*THE TASK*: Make an exact copy of each entry, leaving out every picture.

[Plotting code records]
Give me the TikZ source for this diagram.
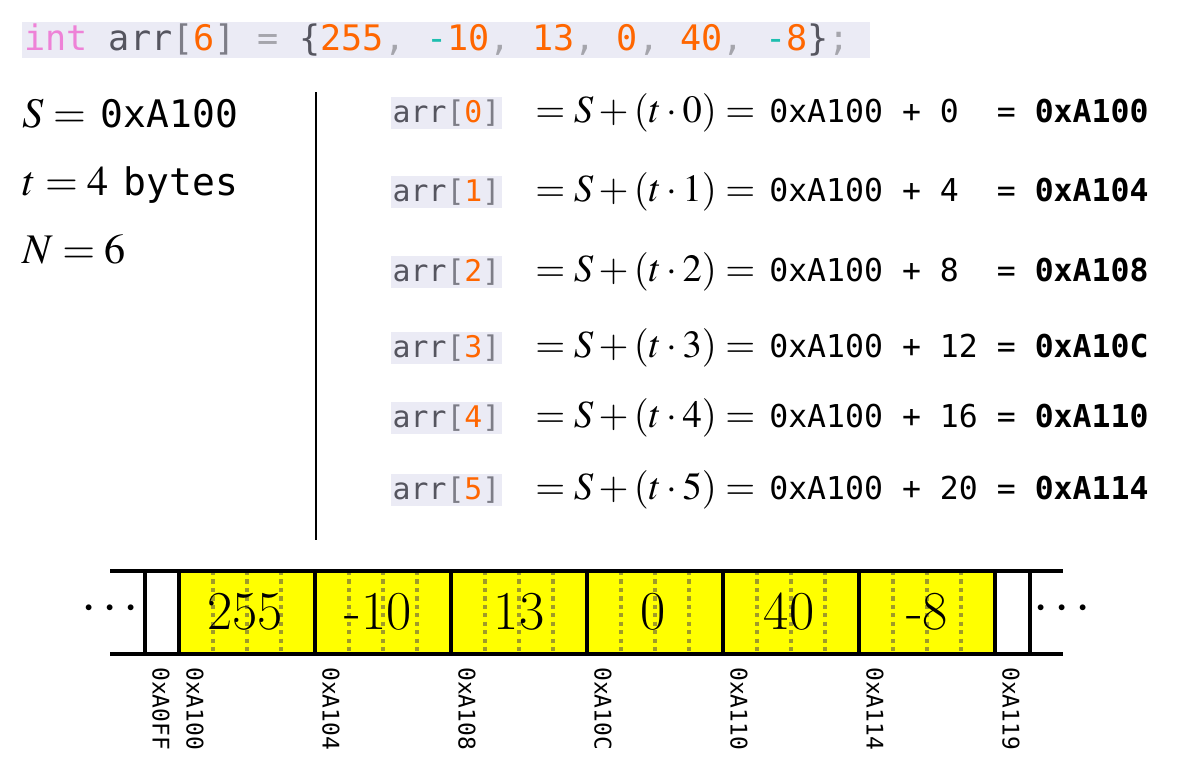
\documentclass[tikz,border=0pt]{standalone}
\usepackage{mathptmx}
\usepackage[no-math]{fontspec}
\setmonofont{DejaVu Sans Mono}

\definecolor{codebg}{RGB}{235,235,245}
\definecolor{kwpink}{RGB}{238,130,215}
\definecolor{idgray}{RGB}{85,85,95}
\definecolor{brgray}{RGB}{125,125,135}
\definecolor{numorange}{RGB}{255,102,0}
\definecolor{negteal}{RGB}{30,190,175}
\definecolor{pungray}{RGB}{165,165,172}
\definecolor{bytegold}{RGB}{160,155,40}
\definecolor{cellyellow}{RGB}{255,255,0}

\newcommand{\hlkw}[1]{\textcolor{kwpink}{#1}}
\newcommand{\hlid}[1]{\textcolor{idgray}{#1}}
\newcommand{\hlbr}[1]{\textcolor{brgray}{#1}}
\newcommand{\hlnum}[1]{\textcolor{numorange}{#1}}
\newcommand{\hlneg}[1]{\textcolor{negteal}{#1}}
\newcommand{\hlpun}[1]{\textcolor{pungray}{#1}}
\newcommand{\arridx}[1]{\hlid{arr}\hlbr{[}\hlnum{#1}\hlbr{]}}

\newcommand{\codesize}{\fontsize{25}{28}\selectfont\ttfamily}
\newcommand{\defsize}{\fontsize{30}{33}\selectfont}
\newcommand{\defmono}{\fontsize{27}{30}\selectfont\ttfamily}
\newcommand{\idxsize}{\fontsize{21.2}{24}\selectfont\ttfamily}
\newcommand{\eqsize}{\fontsize{27.4}{30}\selectfont}
\newcommand{\sumsize}{\fontsize{22.4}{25}\selectfont\ttfamily}
\newcommand{\cellsize}{\fontsize{39}{42}\selectfont}
\newcommand{\lblsize}{\fontsize{16.3}{18}\selectfont\ttfamily}

\begin{document}
\begin{tikzpicture}[x=0.025cm, y=-0.025cm,
    codeline/.style={anchor=base west, inner sep=0pt},
    idxbox/.style={anchor=base west, fill=codebg, inner xsep=1pt, inner ysep=2pt, font=\idxsize},
    eqn/.style={anchor=base west, inner sep=0pt, font=\eqsize},
    addsum/.style={anchor=base west, inner sep=0pt, font=\sumsize},
    cellval/.style={inner sep=0pt, font=\cellsize},
    addrlbl/.style={rotate=-90, anchor=west, inner sep=0pt, font=\lblsize},
    wall/.style={line width=2.6pt},
    bytesep/.style={draw=bytegold, line width=2.4pt, dash pattern=on 3pt off 3pt}]
  \useasboundingbox (0,0) rectangle (1178,777);

  % declaration
  \fill[codebg] (22,22) rectangle (870,58);
  \node[codeline, font=\codesize] (arrdecl) at (24,50) {\hlkw{int} \hlid{arr}\hlbr{[}\hlnum{6}\hlbr{]} \hlpun{=} \hlid{\{}\hlnum{255}\hlpun{,} \hlneg{-}\hlnum{10}\hlpun{,} \hlnum{13}\hlpun{,} \hlnum{0}\hlpun{,} \hlnum{40}\hlpun{,} \hlneg{-}\hlnum{8}\hlid{\}}\hlpun{;}};

  % givens
  \node[codeline, font=\defsize] (sdef) at (22,127) {$S = {}$\hspace{4pt}{\defmono 0xA100}};
  \node[codeline, font=\defsize] (tdef) at (22,195) {$t = 4$\hspace{2pt} {\defmono bytes}};
  \node[codeline, font=\defsize] (ndef) at (22,263) {$N = 6$};

  \coordinate (divtop) at (316,92);
  \coordinate (divbot) at (316,540);
  \draw[line width=1.3pt] (divtop) -- (divbot);

  % address of each element
  \node[idxbox] (idx0) at (391,122) {\arridx{0}};
  \node[eqn] (eq0) at (535,122) {$= S + (t \cdot 0) =$};
  \node[addsum] (sum0) at (769,122) {0xA100 + 0~~= \textbf{0xA100}};

  \node[idxbox] (idx1) at (391,201) {\arridx{1}};
  \node[eqn] (eq1) at (535,201) {$= S + (t \cdot 1) =$};
  \node[addsum] (sum1) at (769,201) {0xA100 + 4~~= \textbf{0xA104}};

  \node[idxbox] (idx2) at (391,281) {\arridx{2}};
  \node[eqn] (eq2) at (535,281) {$= S + (t \cdot 2) =$};
  \node[addsum] (sum2) at (769,281) {0xA100 + 8~~= \textbf{0xA108}};

  \node[idxbox] (idx3) at (391,357) {\arridx{3}};
  \node[eqn] (eq3) at (535,357) {$= S + (t \cdot 3) =$};
  \node[addsum] (sum3) at (769,357) {0xA100 + 12 = \textbf{0xA10C}};

  \node[idxbox] (idx4) at (391,427) {\arridx{4}};
  \node[eqn] (eq4) at (535,427) {$= S + (t \cdot 4) =$};
  \node[addsum] (sum4) at (769,427) {0xA100 + 16 = \textbf{0xA110}};

  \node[idxbox] (idx5) at (391,499) {\arridx{5}};
  \node[eqn] (eq5) at (535,499) {$= S + (t \cdot 5) =$};
  \node[addsum] (sum5) at (769,499) {0xA100 + 20 = \textbf{0xA114}};

  % memory strip
  \fill[cellyellow] (179,571) rectangle (995,654);
  \draw[bytesep] (213,571) -- (213,654) (247,571) -- (247,654) (281,571) -- (281,654);
  \draw[bytesep] (349,571) -- (349,654) (383,571) -- (383,654) (417,571) -- (417,654);
  \draw[bytesep] (485,571) -- (485,654) (519,571) -- (519,654) (553,571) -- (553,654);
  \draw[bytesep] (621,571) -- (621,654) (655,571) -- (655,654) (689,571) -- (689,654);
  \draw[bytesep] (757,571) -- (757,654) (791,571) -- (791,654) (825,571) -- (825,654);
  \draw[bytesep] (893,571) -- (893,654) (927,571) -- (927,654) (961,571) -- (961,654);

  \draw[wall] (110,571) -- (1063,571);
  \draw[wall] (110,654) -- (1063,654);
  \draw[wall] (145,571) -- (145,654);
  \draw[wall] (179,571) -- (179,654);
  \draw[wall] (315,571) -- (315,654);
  \draw[wall] (451,571) -- (451,654);
  \draw[wall] (587,571) -- (587,654);
  \draw[wall] (723,571) -- (723,654);
  \draw[wall] (859,571) -- (859,654);
  \draw[wall] (995,571) -- (995,654);
  \draw[wall] (1030,571) -- (1030,654);

  \node[cellval] (val0) at (245,612) {255};
  \node[cellval] (val1) at (378,612) {-10};
  \node[cellval] (val2) at (519,612) {13};
  \node[cellval] (val3) at (653,612) {0};
  \node[cellval] (val4) at (789,612) {40};
  \node[cellval] (val5) at (927,612) {-8};

  \node[cellval] (dotsl) at (110,610) {$\cdots$};
  \node[cellval] (dotsr) at (1062,610) {$\cdots$};

  % addresses
  \node[addrlbl] (a0ff) at (161,667) {0xA0FF};
  \node[addrlbl] (a100) at (195,667) {0xA100};
  \node[addrlbl] (a104) at (331,667) {0xA104};
  \node[addrlbl] (a108) at (467,667) {0xA108};
  \node[addrlbl] (a10c) at (603,667) {0xA10C};
  \node[addrlbl] (a110) at (739,667) {0xA110};
  \node[addrlbl] (a114) at (875,667) {0xA114};
  \node[addrlbl] (a119) at (1011,667) {0xA119};
\end{tikzpicture}
\end{document}
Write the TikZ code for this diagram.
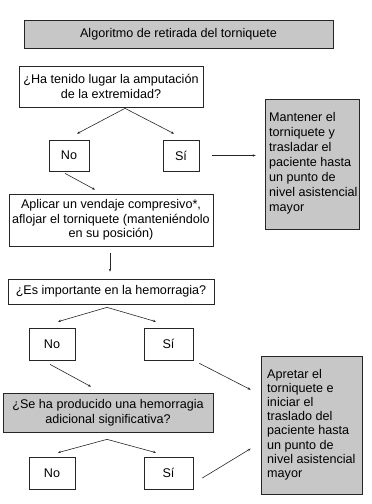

*OUTPUT OF THE EXERCISE*:
Give me the TikZ source for this diagram.
\documentclass[tikz,border=0pt]{standalone}
\usepackage{mathptmx}
\usepackage[no-math]{fontspec}
\setmonofont{DejaVu Sans Mono}

\definecolor{codebg}{RGB}{235,235,245}
\definecolor{kwpink}{RGB}{238,130,215}
\definecolor{idgray}{RGB}{85,85,95}
\definecolor{brgray}{RGB}{125,125,135}
\definecolor{numorange}{RGB}{255,102,0}
\definecolor{negteal}{RGB}{30,190,175}
\definecolor{pungray}{RGB}{165,165,172}
\definecolor{bytegold}{RGB}{160,155,40}
\definecolor{cellyellow}{RGB}{255,255,0}

\newcommand{\hlkw}[1]{\textcolor{kwpink}{#1}}
\newcommand{\hlid}[1]{\textcolor{idgray}{#1}}
\newcommand{\hlbr}[1]{\textcolor{brgray}{#1}}
\newcommand{\hlnum}[1]{\textcolor{numorange}{#1}}
\newcommand{\hlneg}[1]{\textcolor{negteal}{#1}}
\newcommand{\hlpun}[1]{\textcolor{pungray}{#1}}
\newcommand{\arridx}[1]{\hlid{arr}\hlbr{[}\hlnum{#1}\hlbr{]}}

\newcommand{\codesize}{\fontsize{25}{28}\selectfont\ttfamily}
\newcommand{\defsize}{\fontsize{30}{33}\selectfont}
\newcommand{\defmono}{\fontsize{27}{30}\selectfont\ttfamily}
\newcommand{\idxsize}{\fontsize{21.2}{24}\selectfont\ttfamily}
\newcommand{\eqsize}{\fontsize{27.4}{30}\selectfont}
\newcommand{\sumsize}{\fontsize{22.4}{25}\selectfont\ttfamily}
\newcommand{\cellsize}{\fontsize{39}{42}\selectfont}
\newcommand{\lblsize}{\fontsize{16.3}{18}\selectfont\ttfamily}

\begin{document}
\begin{tikzpicture}[x=0.025cm, y=-0.025cm,
    codeline/.style={anchor=base west, inner sep=0pt},
    idxbox/.style={anchor=base west, fill=codebg, inner xsep=1pt, inner ysep=2pt, font=\idxsize},
    eqn/.style={anchor=base west, inner sep=0pt, font=\eqsize},
    addsum/.style={anchor=base west, inner sep=0pt, font=\sumsize},
    cellval/.style={inner sep=0pt, font=\cellsize},
    addrlbl/.style={rotate=-90, anchor=west, inner sep=0pt, font=\lblsize},
    wall/.style={line width=2.6pt},
    bytesep/.style={draw=bytegold, line width=2.4pt, dash pattern=on 3pt off 3pt}]
  \useasboundingbox (0,0) rectangle (1178,777);

  % declaration
  \fill[codebg] (22,22) rectangle (870,58);
  \node[codeline, font=\codesize] (arrdecl) at (24,50) {\hlkw{int} \hlid{arr}\hlbr{[}\hlnum{6}\hlbr{]} \hlpun{=} \hlid{\{}\hlnum{255}\hlpun{,} \hlneg{-}\hlnum{10}\hlpun{,} \hlnum{13}\hlpun{,} \hlnum{0}\hlpun{,} \hlnum{40}\hlpun{,} \hlneg{-}\hlnum{8}\hlid{\}}\hlpun{;}};

  % givens
  \node[codeline, font=\defsize] (sdef) at (22,127) {$S = {}$\hspace{4pt}{\defmono 0xA100}};
  \node[codeline, font=\defsize] (tdef) at (22,195) {$t = 4$\hspace{2pt} {\defmono bytes}};
  \node[codeline, font=\defsize] (ndef) at (22,263) {$N = 6$};

  \coordinate (divtop) at (316,92);
  \coordinate (divbot) at (316,540);
  \draw[line width=1.3pt] (divtop) -- (divbot);

  % address of each element
  \node[idxbox] (idx0) at (391,122) {\arridx{0}};
  \node[eqn] (eq0) at (535,122) {$= S + (t \cdot 0) =$};
  \node[addsum] (sum0) at (769,122) {0xA100 + 0~~= \textbf{0xA100}};

  \node[idxbox] (idx1) at (391,201) {\arridx{1}};
  \node[eqn] (eq1) at (535,201) {$= S + (t \cdot 1) =$};
  \node[addsum] (sum1) at (769,201) {0xA100 + 4~~= \textbf{0xA104}};

  \node[idxbox] (idx2) at (391,281) {\arridx{2}};
  \node[eqn] (eq2) at (535,281) {$= S + (t \cdot 2) =$};
  \node[addsum] (sum2) at (769,281) {0xA100 + 8~~= \textbf{0xA108}};

  \node[idxbox] (idx3) at (391,357) {\arridx{3}};
  \node[eqn] (eq3) at (535,357) {$= S + (t \cdot 3) =$};
  \node[addsum] (sum3) at (769,357) {0xA100 + 12 = \textbf{0xA10C}};

  \node[idxbox] (idx4) at (391,427) {\arridx{4}};
  \node[eqn] (eq4) at (535,427) {$= S + (t \cdot 4) =$};
  \node[addsum] (sum4) at (769,427) {0xA100 + 16 = \textbf{0xA110}};

  \node[idxbox] (idx5) at (391,499) {\arridx{5}};
  \node[eqn] (eq5) at (535,499) {$= S + (t \cdot 5) =$};
  \node[addsum] (sum5) at (769,499) {0xA100 + 20 = \textbf{0xA114}};

  % memory strip
  \fill[cellyellow] (179,571) rectangle (995,654);
  \draw[bytesep] (213,571) -- (213,654) (247,571) -- (247,654) (281,571) -- (281,654);
  \draw[bytesep] (349,571) -- (349,654) (383,571) -- (383,654) (417,571) -- (417,654);
  \draw[bytesep] (485,571) -- (485,654) (519,571) -- (519,654) (553,571) -- (553,654);
  \draw[bytesep] (621,571) -- (621,654) (655,571) -- (655,654) (689,571) -- (689,654);
  \draw[bytesep] (757,571) -- (757,654) (791,571) -- (791,654) (825,571) -- (825,654);
  \draw[bytesep] (893,571) -- (893,654) (927,571) -- (927,654) (961,571) -- (961,654);

  \draw[wall] (110,571) -- (1063,571);
  \draw[wall] (110,654) -- (1063,654);
  \draw[wall] (145,571) -- (145,654);
  \draw[wall] (179,571) -- (179,654);
  \draw[wall] (315,571) -- (315,654);
  \draw[wall] (451,571) -- (451,654);
  \draw[wall] (587,571) -- (587,654);
  \draw[wall] (723,571) -- (723,654);
  \draw[wall] (859,571) -- (859,654);
  \draw[wall] (995,571) -- (995,654);
  \draw[wall] (1030,571) -- (1030,654);

  \node[cellval] (val0) at (245,612) {255};
  \node[cellval] (val1) at (378,612) {-10};
  \node[cellval] (val2) at (519,612) {13};
  \node[cellval] (val3) at (653,612) {0};
  \node[cellval] (val4) at (789,612) {40};
  \node[cellval] (val5) at (927,612) {-8};

  \node[cellval] (dotsl) at (110,610) {$\cdots$};
  \node[cellval] (dotsr) at (1062,610) {$\cdots$};

  % addresses
  \node[addrlbl] (a0ff) at (161,667) {0xA0FF};
  \node[addrlbl] (a100) at (195,667) {0xA100};
  \node[addrlbl] (a104) at (331,667) {0xA104};
  \node[addrlbl] (a108) at (467,667) {0xA108};
  \node[addrlbl] (a10c) at (603,667) {0xA10C};
  \node[addrlbl] (a110) at (739,667) {0xA110};
  \node[addrlbl] (a114) at (875,667) {0xA114};
  \node[addrlbl] (a119) at (1011,667) {0xA119};
\end{tikzpicture}
\end{document}
Write the TikZ code for this diagram.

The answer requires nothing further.